Gatlin said on Instagram that he was “shocked and surprised to learn that my coach would have anything to do with even the appearance of these current accusations. I fired him as soon as I found out about this”.
The Athletics Integrity Unit says it is investigating the allegations published in Tuesday’s Daily Telegraph. IAAF President Sebastian Coe says “these allegations are extremely serious”.
The Telegraph reported that Mitchell and a track agent, Robert Wagner, offered to supply and administer testosterone and human growth hormone for an actor training for a film, for a fee of $250,000 (£187,000).
Gatlin, who also won the 100 metres at the 2004 Athens Olympics, has served two doping bans in his career.
Undercover reporters from the Telegraph filmed Mitchell and Wagner who have both denied wrong-doing.
“I am not using and have not used PEDs [performance-enhancing drugs],” wrote Gatlin on Instagram.
“I was shocked and surprised to learn that my coach would have anything to do with even the appearance of these current accusations. I fired him as soon as I found out about this.
“All legal options are on the table and I will not allow others to lie about me like this.
“I have no further comments as it is now a legal matter. They will next hear from my lawyer.”

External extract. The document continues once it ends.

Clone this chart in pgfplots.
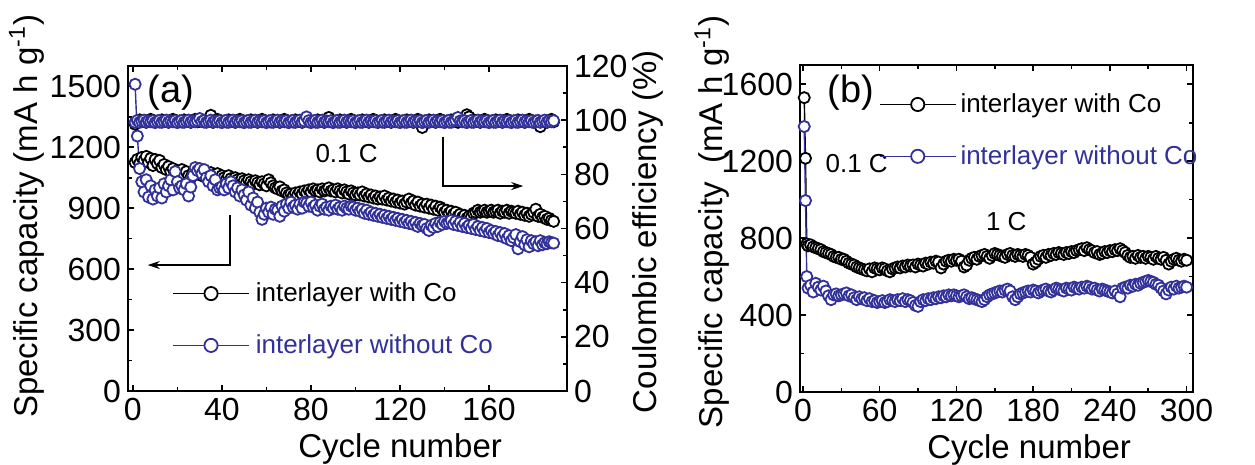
\documentclass[border=0pt]{standalone}
\usepackage{pgfplots}
\pgfplotsset{compat=1.18}
\usepackage{pgfplotstable}
\usepackage{fontspec}
\setmainfont{Liberation Sans}
\usetikzlibrary{arrows.meta}
\definecolor{cblue}{RGB}{49,49,153}

\pgfplotstableread{
c co no ceco ceno
1 1125 1510 98.5 99.2
2 1140 1255 99.3 99.9
3 1120 1095 100.1 99.2
4 1150 1030 99.5 99.6
5 1135 980 99.9 100.0
6 1155 1040 99.2 99.3
7 1125 955 99.8 99.7
8 1145 1010 100.3 99.4
9 1110 945 99.4 99.8
10 1140 990 99.6 99.1
11 1120 960 99.7 99.5
12 1135 1000 99.3 99.9
13 1100 950 100.1 99.2
14 1115 1020 99.5 99.6
15 1090 980 99.9 100.0
16 1105 1010 99.2 99.3
17 1080 1040 99.8 99.7
18 1095 990 100.3 99.4
19 1070 1080 99.4 99.8
20 1085 1030 99.6 99.1
21 1075 1000 99.7 99.5
22 1090 1010 99.3 99.9
23 1065 990 100.1 99.2
24 1080 1020 99.5 99.6
25 1060 960 99.9 100.0
26 1050 1004 99.2 99.3
27 1075 1060 99.8 99.7
28 1065 1100 100.3 99.4
29 1085 1085 99.4 99.8
30 1070 1095 99.6 100.6
31 1060 1070 99.7 99.5
32 1080 1090 99.3 99.9
33 1065 1050 100.1 99.2
34 1055 1030 99.5 99.6
35 1075 1060 101.8 100.0
36 1060 1010 99.2 99.3
37 1050 1040 99.8 99.7
38 1070 990 100.3 99.4
39 1045 1000 99.4 99.8
40 1060 1005 99.6 99.1
41 1050 990 99.7 99.5
42 1040 1020 99.3 99.9
43 1060 1000 100.1 99.2
44 1045 1030 99.5 99.6
45 1035 1010 99.9 100.0
46 1050 980 99.2 99.3
47 1040 1000 99.8 99.7
48 1030 960 100.3 99.4
49 1045 990 99.4 99.8
50 1035 965 99.6 99.1
51 1025 940 99.7 99.5
52 1040 980 99.3 99.9
53 1030 915 100.1 99.2
54 1020 950 99.5 99.6
55 1035 900 99.9 100.0
56 1025 930 99.2 99.3
57 1015 880 99.8 99.7
58 1030 845 100.3 99.4
59 1020 870 99.4 99.8
60 1010 900 99.6 99.1
61 1040 880 99.7 99.5
62 1025 905 99.3 99.9
63 1010 870 100.1 99.2
64 1000 895 99.5 99.6
65 995 890 99.9 100.0
66 1005 860 99.2 99.3
67 985 910 99.8 99.7
68 990 885 100.3 99.4
69 975 920 99.4 99.8
70 965 900 99.6 99.1
71 970 930 99.7 99.5
72 960 905 99.3 99.9
73 975 915 100.1 99.2
74 965 895 99.5 99.6
75 980 920 99.9 100.0
76 970 900 99.2 99.3
77 985 930 99.8 99.7
78 975 925 100.3 101.2
79 990 910 99.4 99.8
80 980 930 99.6 99.1
81 995 905 99.7 99.5
82 985 915 99.3 99.9
83 990 890 100.1 99.2
84 980 910 99.5 99.6
85 995 920 99.9 100.0
86 985 895 99.2 99.3
87 990 905 99.8 99.7
88 1000 890 101.0 99.4
89 985 910 99.4 99.8
90 990 900 99.6 99.1
91 980 915 99.7 99.5
92 995 895 99.3 99.9
93 985 905 100.1 99.2
94 975 890 99.5 99.6
95 990 910 99.9 100.0
96 980 900 99.2 99.3
97 970 895 99.8 99.7
98 985 910 100.3 99.4
99 975 905 99.4 99.8
100 965 890 99.6 99.1
101 975 900 99.7 99.5
102 965 885 99.3 99.9
103 980 895 100.1 99.2
104 960 875 99.5 99.6
105 970 890 99.9 100.0
106 955 870 99.2 99.3
107 965 880 99.8 99.7
108 950 865 100.3 99.4
109 960 875 99.4 99.8
110 945 860 99.6 99.1
111 955 870 99.7 99.5
112 945 855 99.3 99.9
113 960 865 100.1 99.2
114 940 850 99.5 99.6
115 950 860 99.9 100.0
116 935 845 99.2 99.3
117 945 855 99.8 99.7
118 930 840 100.3 99.4
119 940 850 99.4 99.8
120 925 835 99.6 99.1
121 935 845 99.7 99.5
122 920 830 99.3 99.9
123 930 840 100.1 99.2
124 945 825 99.5 99.6
125 925 835 99.9 100.0
126 935 820 99.2 99.3
127 915 830 99.8 99.7
128 930 810 100.3 99.4
129 910 825 99.4 99.8
130 920 815 97.3 99.1
131 905 820 99.7 99.5
132 920 800 99.3 99.9
133 900 790 100.1 99.2
134 915 815 99.5 99.6
135 895 805 99.9 100.0
136 910 825 99.2 99.3
137 890 810 99.8 99.7
138 905 830 100.3 99.4
139 895 820 99.4 99.8
140 880 835 99.6 99.1
141 890 825 99.7 99.5
142 875 830 99.3 99.9
143 885 840 100.1 99.2
144 870 820 99.5 99.6
145 880 835 99.9 100.0
146 860 815 99.2 101.0
147 870 830 99.8 99.7
148 855 810 100.3 99.4
149 865 825 99.4 99.8
150 850 805 102.0 99.1
151 860 815 101.2 99.5
152 855 800 99.3 99.9
153 875 820 100.1 99.2
154 880 795 99.5 99.6
155 890 810 99.9 100.0
156 880 790 99.2 99.3
157 885 805 99.8 99.7
158 890 785 100.3 99.4
159 880 800 99.4 99.8
160 885 780 99.6 99.1
161 890 790 99.7 99.5
162 880 775 99.3 99.9
163 885 785 100.1 99.2
164 890 765 99.5 99.6
165 875 780 99.9 100.0
166 885 760 99.2 99.3
167 880 775 99.8 99.7
168 890 750 100.3 99.4
169 875 765 99.4 99.8
170 885 740 99.6 99.1
171 880 755 99.7 99.5
172 875 770 99.3 99.9
173 885 700 100.1 99.2
174 870 735 99.5 99.6
175 880 760 99.9 100.0
176 865 720 99.2 99.3
177 875 745 99.8 99.7
178 860 710 100.3 99.4
179 870 740 99.4 99.8
180 880 725 99.6 99.1
181 895 735 99.7 99.5
182 860 715 99.3 99.9
183 870 740 97.6 99.2
184 855 720 99.5 99.6
185 860 730 99.9 100.0
186 845 725 99.2 99.3
187 850 735 99.8 99.7
188 840 730 100.3 99.4
189 835 728 99.4 99.8
}\dataA

\pgfplotstableread{
c co no
1 1530 1380
2 1215 995
3 770 600
4 760 540
6 765 555
8 755 520
10 750 565
12 745 545
14 740 530
16 730 550
18 725 525
20 720 500
22 715 480
24 705 505
26 700 510
28 700 500
30 690 505
32 690 510
34 680 515
36 670 500
38 665 505
40 660 490
42 650 480
44 645 495
46 640 485
48 635 490
50 630 475
52 640 485
54 625 470
56 645 475
58 640 465
60 635 470
62 645 475
64 640 465
66 630 470
68 625 480
70 640 475
72 645 470
74 650 480
76 645 475
78 655 485
80 650 470
82 660 480
84 655 475
86 660 465
88 650 450
90 665 445
92 660 470
94 655 480
96 670 475
98 665 485
100 675 480
102 670 490
104 680 485
106 675 495
108 645 490
110 665 500
112 680 495
114 685 505
116 680 500
118 690 505
120 685 500
122 690 495
124 680 500
126 650 505
128 660 495
130 685 485
132 695 490
134 700 485
136 690 480
138 705 475
140 710 470
142 715 480
144 705 495
146 695 505
148 710 510
150 720 515
152 715 520
154 710 525
156 705 520
158 700 530
160 715 535
162 720 525
164 710 495
166 705 480
168 715 495
170 710 510
172 705 515
174 715 520
176 710 525
178 700 520
180 665 530
182 675 525
184 690 515
186 705 525
188 710 530
190 700 535
192 715 525
194 710 520
196 720 530
198 715 540
200 725 535
202 720 530
204 715 525
206 725 540
208 720 535
210 730 530
212 725 545
214 735 540
216 740 535
218 745 545
220 735 540
222 750 550
224 740 545
226 735 535
228 725 540
230 730 530
232 715 525
234 720 535
236 730 530
238 725 525
240 735 520
242 730 515
244 740 525
246 735 510
248 745 495
250 735 540
252 725 545
254 710 540
256 700 555
258 705 550
260 695 560
262 710 555
264 700 565
266 705 570
268 695 575
270 705 580
272 700 575
274 690 570
276 705 560
278 695 555
280 690 540
282 700 525
284 685 510
286 665 530
288 680 545
290 690 535
292 695 550
294 685 540
296 680 545
298 690 550
300 685 545
}\dataB

\pgfplotsset{
  common/.style={
    scale only axis,
    tick align=inside,
    axis line style={line width=0.9pt},
    major tick length=3pt,
    minor tick length=1.8pt,
    every tick/.style={line width=0.8pt, black},
    tick label style={font=\fontsize{16}{18}\selectfont},
    label style={font=\fontsize{16.5}{19}\selectfont},
    /pgf/number format/assume math mode=true,
    /pgf/number format/1000 sep={},
    legend image code/.code={\draw[mark repeat=2,mark phase=2,#1,mark size=3.3pt,line width=0.75pt] plot coordinates {(0pt,0pt) (19pt,0pt) (38pt,0pt)};},
  },
  sblack/.style={black, line width=0.7pt, mark=*, mark size=2.8pt, mark options={fill=white, draw=black, line width=0.9pt}},
  sblue/.style={cblue, line width=0.7pt, mark=*, mark size=2.8pt, mark options={fill=white, draw=cblue, line width=0.9pt}},
}

\begin{document}
\begin{tikzpicture}
\useasboundingbox (0,0) rectangle (627.5pt,232.5pt);

% ---------- panel (a), capacity ----------
\begin{axis}[common,
  at={(64pt,37pt)}, anchor=south west,
  width=219.5pt, height=162.5pt,
  xmin=-2.2, xmax=195, ymin=0, ymax=1600,
  xtick={0,40,...,160}, minor x tick num=1,
  ytick={0,300,...,1500}, minor y tick num=1,
  ytick pos=left,
  xlabel={Cycle number},
  ylabel={Specific capacity (mA h g\textsuperscript{-1})},
  xlabel style={at={(axis description cs:0.62,-0.13)}, anchor=north, inner sep=0pt},
  ylabel style={at={(axis description cs:-0.19,0.537)}, anchor=south, inner sep=0pt},
  legend style={draw=none, fill=none, at={(axis description cs:0.1,0.22)}, anchor=west,
    font=\fontsize{13}{15}\selectfont, row sep=13pt, column sep=2pt, inner sep=0pt, nodes={inner sep=1pt}},
  legend cell align=left,
]
\addplot[sblack] table[x=c, y=co] {\dataA};
\addlegendentry{interlayer with Co}
\addplot[sblue] table[x=c, y=no] {\dataA};
\addlegendentry{\textcolor{cblue}{interlayer without Co}}
\node[font=\fontsize{19}{22}\selectfont] at (axis cs:17,1467) {(a)};
\node[font=\fontsize{13}{15}\selectfont] at (axis cs:96,1167) {0.1 C};
\draw[line width=0.8pt, -{Stealth[length=6pt,width=4pt]}] (axis cs:43.6,866) -- (axis cs:43.6,620) -- (axis cs:6.7,620);
\draw[line width=0.8pt, -{Stealth[length=6pt,width=4pt]}] (axis cs:139.3,1251) -- (axis cs:139.3,1009) -- (axis cs:175.3,1009);
\end{axis}

% ---------- panel (a), coulombic efficiency ----------
\begin{axis}[common,
  at={(64pt,37pt)}, anchor=south west,
  width=219.5pt, height=162.5pt,
  xmin=-2.2, xmax=195, ymin=0, ymax=120,
  axis x line=none, axis y line*=right,
  ytick={0,20,...,120}, minor y tick num=1,
  ylabel={Coulombic efficiency (\%)},
  ylabel style={at={(axis description cs:1.22,0.49)}, anchor=south, inner sep=0pt, rotate=0},
]
\addplot[sblack] table[x=c, y=ceco] {\dataA};
\addplot[sblue] table[x=c, y=ceno] {\dataA};
\end{axis}

% ---------- panel (b) ----------
\begin{axis}[common,
  at={(400pt,36.5pt)}, anchor=south west,
  width=196.5pt, height=163.5pt,
  xmin=-2.3, xmax=305, ymin=0, ymax=1700,
  xtick={0,60,...,300}, minor x tick num=1,
  ytick={0,400,...,1600}, minor y tick num=1,
  xlabel={Cycle number},
  ylabel={Specific capacity\ \ (mA h g\textsuperscript{-1})},
  xlabel style={at={(axis description cs:0.583,-0.128)}, anchor=north, inner sep=0pt},
  ylabel style={at={(axis description cs:-0.178,0.52)}, anchor=south, inner sep=0pt},
  legend style={draw=none, fill=none, at={(axis description cs:0.2,0.80)}, anchor=west,
    font=\fontsize{13}{15}\selectfont, row sep=13pt, column sep=1pt, inner sep=0pt, nodes={inner sep=1pt}},
  legend cell align=left,
]
\addplot[sblack] table[x=c, y=co] {\dataB};
\addlegendentry{interlayer with Co}
\addplot[sblue] table[x=c, y=no] {\dataB};
\addlegendentry{\textcolor{cblue}{interlayer without Co}}
\node[font=\fontsize{19}{22}\selectfont] at (axis cs:37.5,1554) {(b)};
\node[font=\fontsize{13}{15}\selectfont] at (axis cs:42,1190) {0.1 C};
\node[font=\fontsize{13}{15}\selectfont] at (axis cs:159,884) {1 C};
\end{axis}
\end{tikzpicture}
\end{document}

According to the newspaper, its reporters visited Gatlin’s Florida training camp and Mitchell and Wagner offered to obtain and administer human growth hormone and testosterone for $250,000. The drugs, it is claimed in the report, would have been sourced from a doctor in Austria.
Perhaps even more damaging for athletics in general, though, are the secret recordings of Mitchell and Wagner claiming that doping is still widespread in the sport.
The United States Anti-Doping Agency (USADA) and the Athletics Integrity Unit (AIU), the new body set up by athletics’ world governing body the IAAF to oversee all anti-doping matters in the sport, are investigating the allegations.
In a statement sent to Press Association Sport, USADA said: “Investigations stemming from tips and whistleblowers play a critical role in anti-doping efforts.
“We are presently coordinating with the Athletics Integrity Unit in order to investigate these claims fully. As with all investigations, we encourage individuals with information to come forward as an important tool to help protect clean athletes.
“Importantly, individuals are innocent unless and until the established process determines otherwise. It’s only fair to let due process occur before jumping to any conclusions.”
AIU boss Brett Clothier told Press Association Sport: “These allegations are very serious and strike at the heart of the integrity of athletics.
“The IAAF anti-doping code and code of conduct applies not just to athletes, but also athlete support personnel. The Athletics Integrity Unit will be investigating this matter in co-operation with USADA and we hope the Daily Telegraph will provide information to assist.
“The use of new methodologies and designer drugs has always been a challenge for the anti-doping movement and this continues to this day. In this era, we understand that we cannot rely on testing alone to defend the sport against doping and so the AIU is both building its investigations and intelligence capability and implementing an intelligence based re-testing policy to meet such challenges.”
Gatlin won 100m gold at the World Championships in London this summer, triumphing over Usain Bolt.
His victory was greeted by boos from the crowd - a response he has become used to after serving bans for testing positive for a banned amphetamine and testosterone. Gatlin has always denied deliberately doping.
Both Mitchell, an Olympic sprint relay champion who also served a two-year doping ban during his track career, and Wagner have strenuously denied committing any offences relating to the newspaper investigation. Wagner said that he “played along”.
The Telegraph added that Gatlin’s long-term agent Renaldo Nehemiah had said Wagner had worked for Gatlin on no more than two or three occasions and the sprinter was not present when banned substances were discussed with either the agent or coach.